* START *
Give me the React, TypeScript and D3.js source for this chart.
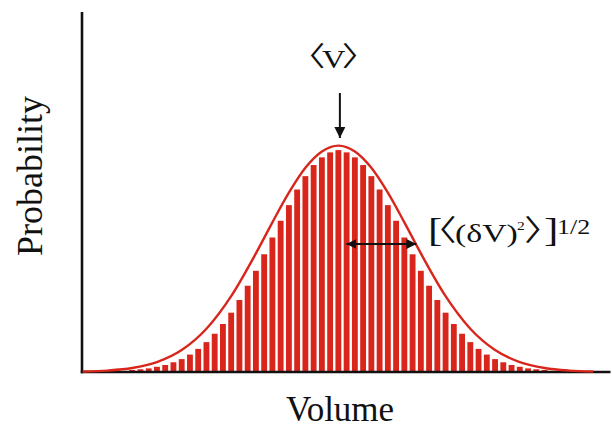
import React from "react";
import * as d3 from "d3";

// Histogram bins (offset from the mean, in bin widths) and their relative probabilities
const binOffsets: number[] = d3.range(-25, 26);
const binHalf: number[] = [
  0.98, 0.97, 0.948, 0.914, 0.865, 0.806, 0.737, 0.668, 0.594, 0.52, 0.447, 0.381, 0.318,
  0.262, 0.212, 0.169, 0.132, 0.102, 0.077, 0.057, 0.043, 0.031, 0.023, 0.016, 0.012, 0.009,
];
const binValues: number[] = binOffsets.map((k) => binHalf[Math.abs(k)]);

// Smooth envelope: positions (bin widths) and relative heights
const curveX: number[] = [-31, -28, -25, -22, -19, -16, -13, -10, -8, -6, -4, -2, 0, 2, 4, 6, 8, 10, 13, 16, 19, 22, 25, 28, 30.9];
const curveY: number[] = [0.002, 0.0063, 0.0175, 0.0437, 0.0968, 0.191, 0.335, 0.524, 0.661, 0.792, 0.902, 0.974, 1.0, 0.974, 0.902, 0.792, 0.661, 0.524, 0.335, 0.191, 0.0968, 0.0437, 0.0175, 0.0063, 0.0022];

const W = 612;
const H = 428;
const RED = "#d9261c";
const SERIF = "'Liberation Serif', 'Times New Roman', 'DejaVu Serif', serif";
const BRACKET = "'Noto Sans CJK JP', 'Noto Sans CJK SC', 'DejaVu Sans', sans-serif";
const SX = 1.3; // horizontal stretch of the annotation lettering

export default function App() {
  const x = d3.scaleLinear().domain([-31.09, 33.0]).range([82, 610.5]);
  const y = d3.scaleLinear().domain([0, 1.59]).range([372, 12]);
  const pitch = x(1) - x(0);
  const barW = pitch * 0.71;

  const line = d3
    .line<number>()
    .x((_, i) => x(curveX[i]))
    .y((d) => y(d))
    .curve(d3.curveMonotoneX);

  const meanX = x(0);
  const arrowY = 244;
  const bs = 27; // bracket glyph size
  const gx = (sx: number) => sx / SX; // page x -> stretched-group x

  return (
    <svg
      width={W}
      height={H}
      style={{ position: "absolute", left: 0, top: 0, background: "#fff" }}
      fontFamily={SERIF}
    >
      <defs>
        <marker id="head" viewBox="0 0 10 10" refX="10" refY="5" markerWidth="10" markerHeight="10" markerUnits="userSpaceOnUse" orient="auto-start-reverse">
          <path d="M0,0 L10,5 L0,10 z" fill="#111" />
        </marker>
        <marker id="headBig" viewBox="0 0 10 10" refX="10" refY="5" markerWidth="13" markerHeight="11" markerUnits="userSpaceOnUse" orient="auto">
          <path d="M0,0 L10,5 L0,10 z" fill="#111" />
        </marker>
      </defs>

      {/* histogram bars */}
      {binValues.map((v, i) => (
        <rect
          key={i}
          x={x(binOffsets[i]) - barW / 2}
          y={y(v)}
          width={barW}
          height={y(0) - y(v)}
          fill={RED}
        />
      ))}

      {/* axes */}
      <line x1={x.range()[0]} x2={x.range()[0]} y1={y.range()[1]} y2={y.range()[0] + 1.2} stroke="#111" strokeWidth={2.6} />
      <line x1={x.range()[0] - 1.2} x2={x.range()[1]} y1={y.range()[0]} y2={y.range()[0]} stroke="#111" strokeWidth={2.6} />

      {/* envelope */}
      <path d={line(curveY) ?? ""} fill="none" stroke={RED} strokeWidth={2.4} />

      {/* mean marker */}
      <g transform={`translate(${meanX + 2},68) scale(${SX},1)`}>
        <text x={-38.5} y={0} fontSize={25} fill="#111">
          <tspan fontFamily={BRACKET} fontSize={bs} dy={-2}>〈</tspan>
          <tspan dx={-0.1 * bs} dy={2}>V</tspan>
          <tspan fontFamily={BRACKET} fontSize={bs} dx={-0.1 * bs} dy={-2}>〉</tspan>
        </text>
      </g>
      <line x1={meanX + 1.5} x2={meanX + 1.5} y1={93} y2={138} stroke="#111" strokeWidth={2} markerEnd="url(#headBig)" />

      {/* spread marker */}
      <line x1={meanX + 8} x2={meanX + 78} y1={arrowY} y2={arrowY} stroke="#111" strokeWidth={2} markerStart="url(#head)" markerEnd="url(#head)" />
      <g transform={`scale(${SX},1)`}>
        <text fontSize={26} fill="#111">
          <tspan x={gx(428)} y={241} fontSize={33}>[</tspan>
          <tspan x={gx(419)} y={241.5} fontFamily={BRACKET} fontSize={29}>〈</tspan>
          <tspan x={gx(455)} y={242}>(δV)</tspan>
          <tspan x={gx(517)} y={230} fontSize={12}>2</tspan>
          <tspan x={gx(524)} y={241.5} fontFamily={BRACKET} fontSize={29}>〉</tspan>
          <tspan x={gx(544)} y={241} fontSize={33}>]</tspan>
          <tspan x={gx(557)} y={234} fontSize={20}>1/2</tspan>
        </text>
      </g>

      {/* axis titles */}
      <text x={340} y={421} fontSize={35} textAnchor="middle" fill="#111">
        Volume
      </text>
      <text transform="translate(42,176) rotate(-90)" fontSize={36} textAnchor="middle" fill="#111">
        Probability
      </text>
    </svg>
  );
}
* END *
> WHAT IS REQUIRED
Locate the word "React" in the data above. Copy every line carrying it.

> OUTPUT FOR THIS TASK
Give me the React, TypeScript and D3.js source for this chart.
import React from "react";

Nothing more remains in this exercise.